Thursday, February 01, 2018


In approximately two months I will be 67 years old.  I have the body to prove it.  Besides the normal wear and tear, I was diagnosed with diabetes 15 years old and I've suffered with significant intestinal issues most of my adult life.  I rarely get sick but I do feel the aches and pains of aging.  If my body could be sold, you could probably get it for 50% off at a scratch and dent sale.  I lean towards passive activities like reading, listening to music, watching films, and being what some people call a "couch potato".  I was an active child who played sports and rode many miles on my bicycle but as I got older I grew more sedentary.  Working in an office for over 30 years did not help.  When I received my diabetes diagnoses I began to take my health more seriously.  I watched my diet, lost a lot of weight, and tried to walk as much as I could.  When I say walk, I do not mean hiking the Appalachian Trail.  I mean walking around my office, the streets of downtown, and now a local park.  My walks are not strenuous but I am out of my chair and moving.

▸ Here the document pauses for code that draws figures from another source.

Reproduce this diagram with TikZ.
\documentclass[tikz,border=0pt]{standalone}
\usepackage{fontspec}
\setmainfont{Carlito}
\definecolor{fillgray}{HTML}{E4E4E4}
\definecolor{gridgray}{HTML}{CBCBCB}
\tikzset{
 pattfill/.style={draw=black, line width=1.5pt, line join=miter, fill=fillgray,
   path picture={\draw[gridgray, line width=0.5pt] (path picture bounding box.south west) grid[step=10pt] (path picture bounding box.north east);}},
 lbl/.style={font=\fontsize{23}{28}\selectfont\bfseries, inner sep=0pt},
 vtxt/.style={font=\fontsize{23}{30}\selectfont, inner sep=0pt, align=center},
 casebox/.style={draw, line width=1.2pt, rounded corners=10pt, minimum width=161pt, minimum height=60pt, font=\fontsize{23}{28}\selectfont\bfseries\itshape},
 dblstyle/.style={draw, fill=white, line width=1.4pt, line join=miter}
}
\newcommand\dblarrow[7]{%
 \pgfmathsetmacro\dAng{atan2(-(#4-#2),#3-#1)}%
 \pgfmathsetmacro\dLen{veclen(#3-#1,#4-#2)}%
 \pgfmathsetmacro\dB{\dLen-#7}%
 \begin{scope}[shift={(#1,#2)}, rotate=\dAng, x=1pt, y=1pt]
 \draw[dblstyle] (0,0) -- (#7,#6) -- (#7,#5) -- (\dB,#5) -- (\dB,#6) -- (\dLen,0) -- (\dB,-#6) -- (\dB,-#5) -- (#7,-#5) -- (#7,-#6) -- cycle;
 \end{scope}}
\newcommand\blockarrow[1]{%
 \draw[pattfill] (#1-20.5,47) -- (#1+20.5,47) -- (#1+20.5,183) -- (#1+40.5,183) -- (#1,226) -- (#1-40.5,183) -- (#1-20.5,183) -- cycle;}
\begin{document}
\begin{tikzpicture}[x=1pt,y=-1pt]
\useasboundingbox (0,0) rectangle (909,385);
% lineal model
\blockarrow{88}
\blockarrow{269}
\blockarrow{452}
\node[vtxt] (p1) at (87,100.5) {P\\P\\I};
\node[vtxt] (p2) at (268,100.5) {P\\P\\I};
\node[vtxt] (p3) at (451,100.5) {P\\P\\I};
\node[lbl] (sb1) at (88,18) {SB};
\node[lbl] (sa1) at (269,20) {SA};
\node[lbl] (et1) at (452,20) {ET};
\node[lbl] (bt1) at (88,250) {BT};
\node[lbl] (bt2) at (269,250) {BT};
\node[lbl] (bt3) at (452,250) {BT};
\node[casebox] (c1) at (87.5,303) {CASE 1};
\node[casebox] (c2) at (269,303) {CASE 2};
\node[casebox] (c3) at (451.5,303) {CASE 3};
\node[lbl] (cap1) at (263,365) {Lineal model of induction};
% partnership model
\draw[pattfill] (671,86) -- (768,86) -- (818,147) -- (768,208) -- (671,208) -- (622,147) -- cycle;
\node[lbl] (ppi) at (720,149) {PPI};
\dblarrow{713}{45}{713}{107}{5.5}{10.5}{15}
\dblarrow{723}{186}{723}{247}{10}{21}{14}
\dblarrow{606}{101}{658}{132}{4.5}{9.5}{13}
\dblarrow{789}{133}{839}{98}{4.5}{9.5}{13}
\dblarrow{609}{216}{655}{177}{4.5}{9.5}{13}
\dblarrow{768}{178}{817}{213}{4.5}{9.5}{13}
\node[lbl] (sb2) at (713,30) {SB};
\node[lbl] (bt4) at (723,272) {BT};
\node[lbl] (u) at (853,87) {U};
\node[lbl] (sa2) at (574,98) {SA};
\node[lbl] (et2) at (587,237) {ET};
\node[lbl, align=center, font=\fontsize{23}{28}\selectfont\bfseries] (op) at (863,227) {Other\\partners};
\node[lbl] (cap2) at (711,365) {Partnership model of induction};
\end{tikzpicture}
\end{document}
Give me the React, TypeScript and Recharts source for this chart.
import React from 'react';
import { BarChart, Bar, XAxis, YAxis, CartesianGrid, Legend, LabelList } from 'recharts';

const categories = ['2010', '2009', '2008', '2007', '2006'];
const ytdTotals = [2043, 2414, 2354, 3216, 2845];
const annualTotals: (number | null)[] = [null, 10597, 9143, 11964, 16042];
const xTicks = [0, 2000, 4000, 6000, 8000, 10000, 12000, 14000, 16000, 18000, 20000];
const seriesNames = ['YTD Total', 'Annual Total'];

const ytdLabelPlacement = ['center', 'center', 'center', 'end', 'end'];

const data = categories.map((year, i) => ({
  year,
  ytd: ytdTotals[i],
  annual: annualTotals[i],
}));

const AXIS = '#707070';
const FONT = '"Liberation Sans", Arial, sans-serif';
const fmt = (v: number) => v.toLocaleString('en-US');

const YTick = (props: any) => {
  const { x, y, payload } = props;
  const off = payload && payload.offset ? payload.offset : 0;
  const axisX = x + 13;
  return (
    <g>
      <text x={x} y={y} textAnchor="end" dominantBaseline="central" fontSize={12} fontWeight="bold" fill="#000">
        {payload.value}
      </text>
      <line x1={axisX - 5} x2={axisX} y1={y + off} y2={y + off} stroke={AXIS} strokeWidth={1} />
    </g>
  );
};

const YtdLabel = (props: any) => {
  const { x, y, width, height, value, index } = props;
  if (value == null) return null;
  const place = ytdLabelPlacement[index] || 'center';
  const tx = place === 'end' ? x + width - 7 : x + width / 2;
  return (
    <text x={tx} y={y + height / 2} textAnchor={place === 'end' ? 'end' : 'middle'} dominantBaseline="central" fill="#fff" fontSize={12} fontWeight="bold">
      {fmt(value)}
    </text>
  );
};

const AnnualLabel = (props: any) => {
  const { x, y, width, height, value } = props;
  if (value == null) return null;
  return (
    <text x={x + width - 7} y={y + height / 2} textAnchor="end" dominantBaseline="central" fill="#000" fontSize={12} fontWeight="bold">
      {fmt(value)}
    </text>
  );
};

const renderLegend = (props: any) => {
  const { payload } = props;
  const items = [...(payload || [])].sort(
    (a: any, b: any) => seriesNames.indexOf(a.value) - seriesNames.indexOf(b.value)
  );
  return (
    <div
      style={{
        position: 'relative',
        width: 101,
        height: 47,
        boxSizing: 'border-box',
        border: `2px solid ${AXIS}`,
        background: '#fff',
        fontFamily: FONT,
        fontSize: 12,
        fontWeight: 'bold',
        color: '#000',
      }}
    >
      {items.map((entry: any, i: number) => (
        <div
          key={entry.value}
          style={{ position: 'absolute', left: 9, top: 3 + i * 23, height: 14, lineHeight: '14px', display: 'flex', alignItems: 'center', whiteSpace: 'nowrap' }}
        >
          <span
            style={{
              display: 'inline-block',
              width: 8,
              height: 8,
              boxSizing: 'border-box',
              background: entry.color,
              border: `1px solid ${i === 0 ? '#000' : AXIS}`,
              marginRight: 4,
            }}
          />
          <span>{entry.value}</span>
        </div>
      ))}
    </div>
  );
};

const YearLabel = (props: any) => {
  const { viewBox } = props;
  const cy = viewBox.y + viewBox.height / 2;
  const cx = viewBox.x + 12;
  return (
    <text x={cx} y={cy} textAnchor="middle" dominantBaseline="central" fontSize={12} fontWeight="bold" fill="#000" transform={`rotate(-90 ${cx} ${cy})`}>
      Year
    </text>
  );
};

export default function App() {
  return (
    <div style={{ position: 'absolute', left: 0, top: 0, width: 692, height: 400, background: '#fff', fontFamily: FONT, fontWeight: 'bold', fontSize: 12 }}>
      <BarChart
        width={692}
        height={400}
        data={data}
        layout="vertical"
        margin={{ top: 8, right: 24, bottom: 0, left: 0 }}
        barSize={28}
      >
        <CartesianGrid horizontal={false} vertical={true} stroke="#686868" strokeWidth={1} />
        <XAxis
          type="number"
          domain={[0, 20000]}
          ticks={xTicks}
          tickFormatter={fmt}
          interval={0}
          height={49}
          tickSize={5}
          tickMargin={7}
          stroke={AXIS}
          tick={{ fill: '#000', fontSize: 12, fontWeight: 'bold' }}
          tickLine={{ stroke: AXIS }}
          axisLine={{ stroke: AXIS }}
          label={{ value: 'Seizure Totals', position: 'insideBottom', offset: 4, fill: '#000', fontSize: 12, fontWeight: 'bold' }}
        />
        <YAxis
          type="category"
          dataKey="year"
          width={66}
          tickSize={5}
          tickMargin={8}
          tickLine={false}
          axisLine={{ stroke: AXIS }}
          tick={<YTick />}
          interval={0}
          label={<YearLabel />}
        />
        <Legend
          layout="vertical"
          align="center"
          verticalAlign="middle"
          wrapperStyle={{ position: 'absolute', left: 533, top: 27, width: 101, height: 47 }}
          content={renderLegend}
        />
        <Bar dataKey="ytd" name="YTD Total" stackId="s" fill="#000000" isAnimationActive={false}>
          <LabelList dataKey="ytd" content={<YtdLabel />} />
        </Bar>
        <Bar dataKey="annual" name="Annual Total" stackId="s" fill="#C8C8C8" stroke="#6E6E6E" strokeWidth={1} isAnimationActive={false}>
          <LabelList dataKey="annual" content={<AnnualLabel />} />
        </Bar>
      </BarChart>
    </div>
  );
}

I happened upon a small book by Henry David Thoreau called Walking.  My idea of a walk and Thoreau's idea of a walk are two different things.

"If you are ready to leave father and mother, and brother and sister, and wife and child and friends, and never see them again, if you have paid your debts, and made your will, and settled all your affairs, and are a free man, then you are ready for a walk".

I am just a recently retired man with some time on his hands who wants to take a walk in the park every day in order to get some exercise, breathe some fresh air, loosen my stiff joints, and get my blood pumping.

Yesterday as I walked in the park I remembered times when I lived in a Trappist monastery as a young man.  The monastery had 2,000 acres of fields, lakes, and woods.  Hiking was recreation.  I spent much of my free time, and monks had lots of free time, walking in the woods, around the lakes, and up and down the hills.  I did have one scary experience with another monk when we got very lost. It was nearly dark when we found our way back to the monastery.  We barely made it on time for evening Vespers.  This reminds me of some favorite quotes....

"I have never been lost.  I was, however, confused once for about two weeks".
-Daniel Boone

"All who wander are not lost".
-J.R.R. Tolkien

If it doesn't rain, as it is supposed to do today, I will be back in the park, doing what Thoreau also calls "sauntering".

1 comment:

Tim Bindner said...

I have found one of my passions from walking in the woods. It helps clear my mind and soul. Great post.